New York City will begin tracking the carbon footprint of household food consumption and putting caps on how much red meat can be served in public institutions as part of a sweeping initiative to achieve a 33% reduction in carbon emissions from food by 2030.
Mayor Eric Adams and representatives from the Mayor’s Office of Food Policy and Mayor’s Office of Climate & Environmental Justice announced the new programs last month at a Brooklyn culinary center run by NYC Health + Hospitals, the city’s public healthcare system, just before Earth Day.
At the event, the Mayor’s Office of Climate & Environmental Justice shared a new chart to be included in the city’s annual greenhouse gas inventory that publicly tracks the carbon footprint created by household food consumption, the Gothamist reported.

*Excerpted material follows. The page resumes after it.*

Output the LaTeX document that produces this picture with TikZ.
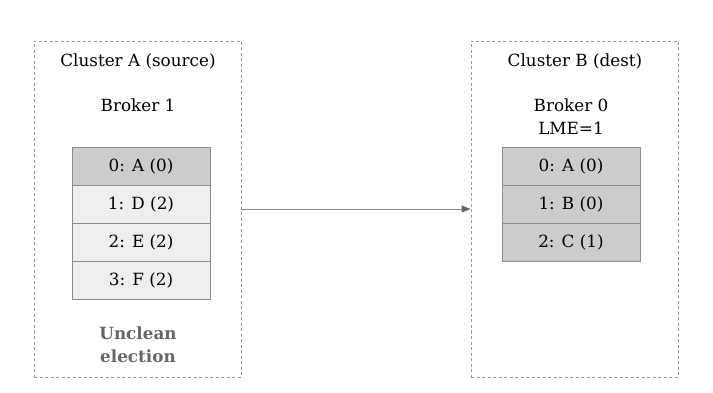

The city already produced emissions data from energy use, transportation and waste as part of the annual inventory. But the addition of household food consumption data is part of a partnership that London and New York launched with American Express, C40 Cities and EcoData lab, Commissioner Rohit Aggarwala from the NYC Department of Environmental Protection announced at the event.
Aggarwala — who founded Google smart city subsidiary Sidewalk Labs — celebrated the expanded data collection as forging “a new standard for what cities have to do” and a new way to shape policy.
He said the inventory also will measure greenhouse gas pollution from the production and consumption of other consumer goods like apparel, whether or not those items are made in New York City. It also tracks emissions tied to services like air travel and healthcare.
But Adams’ presentation at the event focused on food consumption, particularly meat and dairy.
“Food is the third-biggest source of cities’ emissions right after buildings and transportation,” Adams said. “But all food is not created equal. The vast majority of food that is contributing to our emission crises lies in meat and dairy products.”